** Start **
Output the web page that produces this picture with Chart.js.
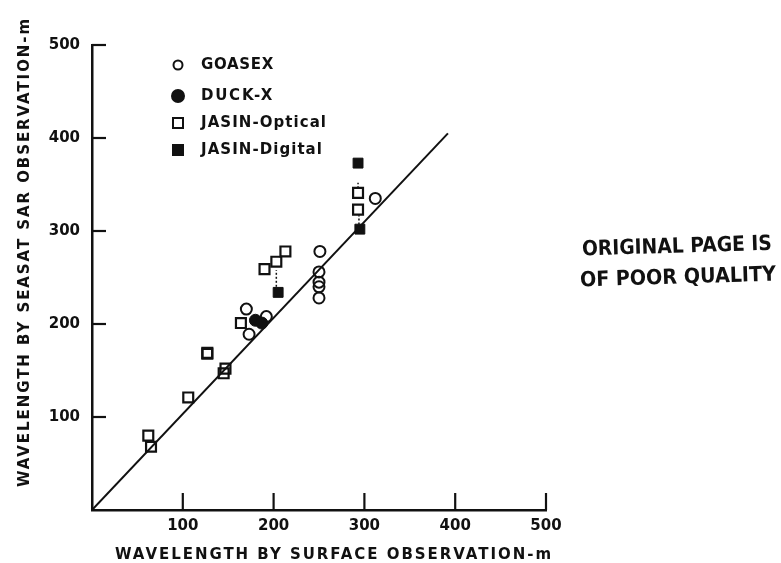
<!DOCTYPE html>
<html>
<head>
<meta charset="utf-8">
<script src="https://cdn.jsdelivr.net/npm/chart.js@4/dist/chart.umd.min.js"></script>
<style>
  html, body { margin: 0; padding: 0; background: #fff; }
</style>
</head>
<body>
<canvas id="sar-graph" width="781" height="563"></canvas>
<script>
// values (metres)
const goasexX = [170, 192, 173, 251, 250, 250, 250, 250, 312];
const goasexY = [216, 208, 189, 278, 256, 245, 240, 228, 335];
const duckX = [180, 187];
const duckY = [204, 201];
const opticalX = [62, 65, 106, 127, 127, 145, 147, 164, 190, 203, 213, 293, 293];
const opticalY = [80, 68, 121, 168, 169, 147, 152, 201, 259, 267, 278, 341, 323];
const digitalX = [205, 295, 293];
const digitalY = [234, 302, 373];
// 1:1 line and dotted links optical <-> digital
const fitX = [0, 392];
const fitY = [0, 405];
const linkX = [203, 294, 293];
const linkLow = [240, 307, 346];
const linkHigh = [258, 317, 352];
const tickValues = [100, 200, 300, 400, 500];
const xTitle = 'WAVELENGTH BY SURFACE OBSERVATION-m';
const yTitle = 'WAVELENGTH BY SEASAT SAR OBSERVATION-m';
const stampLines = ['ORIGINAL PAGE IS', 'OF POOR QUALITY'];

const ink = '#111';
const font = 'DejaVu Sans';
const pts = (xs, ys) => xs.map((v, i) => ({ x: v, y: ys[i] }));

const datasets = [
  { label: 'GOASEX', type: 'scatter', data: pts(goasexX, goasexY), pointStyle: 'circle', pointRadius: 5.5,
    borderColor: ink, backgroundColor: 'rgba(0,0,0,0)', borderWidth: 2 },
  { label: 'DUCK-X', type: 'scatter', data: pts(duckX, duckY), pointStyle: 'circle', pointRadius: 6,
    borderColor: ink, backgroundColor: ink, borderWidth: 1 },
  { label: 'JASIN-Optical', type: 'scatter', data: pts(opticalX, opticalY), pointStyle: 'rect', pointRadius: 7,
    borderColor: ink, backgroundColor: 'rgba(0,0,0,0)', borderWidth: 2.2 },
  { label: 'JASIN-Digital', type: 'scatter', data: pts(digitalX, digitalY), pointStyle: 'rect', pointRadius: 7,
    borderColor: ink, backgroundColor: ink, borderWidth: 1 },
  { label: 'fit', type: 'line', data: pts(fitX, fitY), borderColor: ink, borderWidth: 2, pointRadius: 0, fill: false }
];
linkX.forEach((v, i) => {
  datasets.push({ label: 'link', type: 'line', data: [{ x: v, y: linkLow[i] }, { x: v, y: linkHigh[i] }],
    borderColor: ink, borderWidth: 1.5, borderDash: [2, 2], pointRadius: 0, fill: false });
});

function spacedText(ctx, text, x, y, width) {
  ctx.letterSpacing = '0px';
  const natural = ctx.measureText(text).width;
  ctx.letterSpacing = ((width - natural) / text.length) + 'px';
  ctx.fillText(text, x, y);
  ctx.letterSpacing = '0px';
}

//축 눈금, 범례, 제목
const paperPlugin = {
  id: 'paper',
  afterDraw(chart) {
    const { ctx, chartArea, scales: { x, y } } = chart;
    ctx.save();
    ctx.strokeStyle = ink;
    ctx.fillStyle = ink;
    ctx.lineWidth = 2.2;
    tickValues.forEach(v => {
      const px = x.getPixelForValue(v);
      ctx.beginPath(); ctx.moveTo(px, chartArea.bottom); ctx.lineTo(px, chartArea.bottom - 17); ctx.stroke();
      const py = y.getPixelForValue(v);
      ctx.beginPath(); ctx.moveTo(chartArea.left, py); ctx.lineTo(chartArea.left + 14, py); ctx.stroke();
    });

    // legend
    const rowsY = [65, 96, 123, 150];
    const widths = [73, 73, 126, 122];
    ctx.font = 'bold 15px "' + font + '"';
    ctx.textBaseline = 'middle';
    ctx.textAlign = 'left';
    datasets.slice(0, 4).forEach((ds, i) => {
      const cy = rowsY[i];
      ctx.beginPath();
      if (ds.pointStyle === 'circle') {
        ctx.arc(178, cy, i === 0 ? 4.5 : 6, 0, Math.PI * 2);
      } else {
        ctx.rect(173, cy - 5, 10, 10);
      }
      if (ds.backgroundColor === ink) ctx.fill();
      ctx.lineWidth = 2;
      ctx.stroke();
      spacedText(ctx, ds.label, 201, cy, widths[i]);
    });

    // axis titles
    ctx.font = 'bold 15px "' + font + '"';
    spacedText(ctx, xTitle, 115, 555, 438);
    ctx.save();
    ctx.translate(25, 487);
    ctx.rotate(-Math.PI / 2);
    spacedText(ctx, yTitle, 0, 0, 470);
    ctx.restore();

    // stamp
    ctx.font = 'bold 21px "' + font + '"';
    [[582, 250, 190], [580, 281, 196]].forEach(([sx, sy, w], i) => {
      const natural = ctx.measureText(stampLines[i]).width;
      ctx.save();
      ctx.translate(sx, sy);
      ctx.rotate(-0.03);
      ctx.scale(w / natural, 1);
      ctx.fillText(stampLines[i], 0, 0);
      ctx.restore();
    });
    ctx.restore();
  }
};

const tickOpts = (pad) => ({
  stepSize: 100,
  padding: pad,
  color: ink,
  font: { family: font, size: 15, weight: 'bold' },
  callback: v => v === 0 ? '' : v
});

new Chart(document.getElementById('sar-graph'), {
  type: 'scatter',
  data: { datasets: datasets },
  options: {
    responsive: false,
    animation: false,
    devicePixelRatio: 1,
    layout: { padding: { top: 45, right: 235, left: 0, bottom: 0 } },
    plugins: { legend: { display: false }, tooltip: { enabled: false } },
    scales: {
      x: {
        type: 'linear', min: 0, max: 500,
        grid: { display: false, drawTicks: false },
        border: { display: true, color: ink, width: 2.5 },
        ticks: tickOpts(7),
        afterFit: s => { s.height = 53; }
      },
      y: {
        type: 'linear', min: 0, max: 500,
        grid: { display: false, drawTicks: false },
        border: { display: true, color: ink, width: 2.5 },
        ticks: tickOpts(12),
        afterFit: s => { s.width = 92; }
      }
    }
  },
  plugins: [paperPlugin]
});
</script>
</body>
</html>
** End **
◆ **SET TASK**
Output the material word for word, omitting its pictures.

◆ **COMPLETE ANSWER**
Output the web page that produces this picture with Chart.js.
<!DOCTYPE html>
<html>
<head>
<meta charset="utf-8">
<script src="https://cdn.jsdelivr.net/npm/chart.js@4/dist/chart.umd.min.js"></script>
<style>
  html, body { margin: 0; padding: 0; background: #fff; }
</style>
</head>
<body>
<canvas id="sar-graph" width="781" height="563"></canvas>
<script>
// values (metres)
const goasexX = [170, 192, 173, 251, 250, 250, 250, 250, 312];
const goasexY = [216, 208, 189, 278, 256, 245, 240, 228, 335];
const duckX = [180, 187];
const duckY = [204, 201];
const opticalX = [62, 65, 106, 127, 127, 145, 147, 164, 190, 203, 213, 293, 293];
const opticalY = [80, 68, 121, 168, 169, 147, 152, 201, 259, 267, 278, 341, 323];
const digitalX = [205, 295, 293];
const digitalY = [234, 302, 373];
// 1:1 line and dotted links optical <-> digital
const fitX = [0, 392];
const fitY = [0, 405];
const linkX = [203, 294, 293];
const linkLow = [240, 307, 346];
const linkHigh = [258, 317, 352];
const tickValues = [100, 200, 300, 400, 500];
const xTitle = 'WAVELENGTH BY SURFACE OBSERVATION-m';
const yTitle = 'WAVELENGTH BY SEASAT SAR OBSERVATION-m';
const stampLines = ['ORIGINAL PAGE IS', 'OF POOR QUALITY'];

const ink = '#111';
const font = 'DejaVu Sans';
const pts = (xs, ys) => xs.map((v, i) => ({ x: v, y: ys[i] }));

const datasets = [
  { label: 'GOASEX', type: 'scatter', data: pts(goasexX, goasexY), pointStyle: 'circle', pointRadius: 5.5,
    borderColor: ink, backgroundColor: 'rgba(0,0,0,0)', borderWidth: 2 },
  { label: 'DUCK-X', type: 'scatter', data: pts(duckX, duckY), pointStyle: 'circle', pointRadius: 6,
    borderColor: ink, backgroundColor: ink, borderWidth: 1 },
  { label: 'JASIN-Optical', type: 'scatter', data: pts(opticalX, opticalY), pointStyle: 'rect', pointRadius: 7,
    borderColor: ink, backgroundColor: 'rgba(0,0,0,0)', borderWidth: 2.2 },
  { label: 'JASIN-Digital', type: 'scatter', data: pts(digitalX, digitalY), pointStyle: 'rect', pointRadius: 7,
    borderColor: ink, backgroundColor: ink, borderWidth: 1 },
  { label: 'fit', type: 'line', data: pts(fitX, fitY), borderColor: ink, borderWidth: 2, pointRadius: 0, fill: false }
];
linkX.forEach((v, i) => {
  datasets.push({ label: 'link', type: 'line', data: [{ x: v, y: linkLow[i] }, { x: v, y: linkHigh[i] }],
    borderColor: ink, borderWidth: 1.5, borderDash: [2, 2], pointRadius: 0, fill: false });
});

function spacedText(ctx, text, x, y, width) {
  ctx.letterSpacing = '0px';
  const natural = ctx.measureText(text).width;
  ctx.letterSpacing = ((width - natural) / text.length) + 'px';
  ctx.fillText(text, x, y);
  ctx.letterSpacing = '0px';
}

//축 눈금, 범례, 제목
const paperPlugin = {
  id: 'paper',
  afterDraw(chart) {
    const { ctx, chartArea, scales: { x, y } } = chart;
    ctx.save();
    ctx.strokeStyle = ink;
    ctx.fillStyle = ink;
    ctx.lineWidth = 2.2;
    tickValues.forEach(v => {
      const px = x.getPixelForValue(v);
      ctx.beginPath(); ctx.moveTo(px, chartArea.bottom); ctx.lineTo(px, chartArea.bottom - 17); ctx.stroke();
      const py = y.getPixelForValue(v);
      ctx.beginPath(); ctx.moveTo(chartArea.left, py); ctx.lineTo(chartArea.left + 14, py); ctx.stroke();
    });

    // legend
    const rowsY = [65, 96, 123, 150];
    const widths = [73, 73, 126, 122];
    ctx.font = 'bold 15px "' + font + '"';
    ctx.textBaseline = 'middle';
    ctx.textAlign = 'left';
    datasets.slice(0, 4).forEach((ds, i) => {
      const cy = rowsY[i];
      ctx.beginPath();
      if (ds.pointStyle === 'circle') {
        ctx.arc(178, cy, i === 0 ? 4.5 : 6, 0, Math.PI * 2);
      } else {
        ctx.rect(173, cy - 5, 10, 10);
      }
      if (ds.backgroundColor === ink) ctx.fill();
      ctx.lineWidth = 2;
      ctx.stroke();
      spacedText(ctx, ds.label, 201, cy, widths[i]);
    });

    // axis titles
    ctx.font = 'bold 15px "' + font + '"';
    spacedText(ctx, xTitle, 115, 555, 438);
    ctx.save();
    ctx.translate(25, 487);
    ctx.rotate(-Math.PI / 2);
    spacedText(ctx, yTitle, 0, 0, 470);
    ctx.restore();

    // stamp
    ctx.font = 'bold 21px "' + font + '"';
    [[582, 250, 190], [580, 281, 196]].forEach(([sx, sy, w], i) => {
      const natural = ctx.measureText(stampLines[i]).width;
      ctx.save();
      ctx.translate(sx, sy);
      ctx.rotate(-0.03);
      ctx.scale(w / natural, 1);
      ctx.fillText(stampLines[i], 0, 0);
      ctx.restore();
    });
    ctx.restore();
  }
};

const tickOpts = (pad) => ({
  stepSize: 100,
  padding: pad,
  color: ink,
  font: { family: font, size: 15, weight: 'bold' },
  callback: v => v === 0 ? '' : v
});

new Chart(document.getElementById('sar-graph'), {
  type: 'scatter',
  data: { datasets: datasets },
  options: {
    responsive: false,
    animation: false,
    devicePixelRatio: 1,
    layout: { padding: { top: 45, right: 235, left: 0, bottom: 0 } },
    plugins: { legend: { display: false }, tooltip: { enabled: false } },
    scales: {
      x: {
        type: 'linear', min: 0, max: 500,
        grid: { display: false, drawTicks: false },
        border: { display: true, color: ink, width: 2.5 },
        ticks: tickOpts(7),
        afterFit: s => { s.height = 53; }
      },
      y: {
        type: 'linear', min: 0, max: 500,
        grid: { display: false, drawTicks: false },
        border: { display: true, color: ink, width: 2.5 },
        ticks: tickOpts(12),
        afterFit: s => { s.width = 92; }
      }
    }
  },
  plugins: [paperPlugin]
});
</script>
</body>
</html>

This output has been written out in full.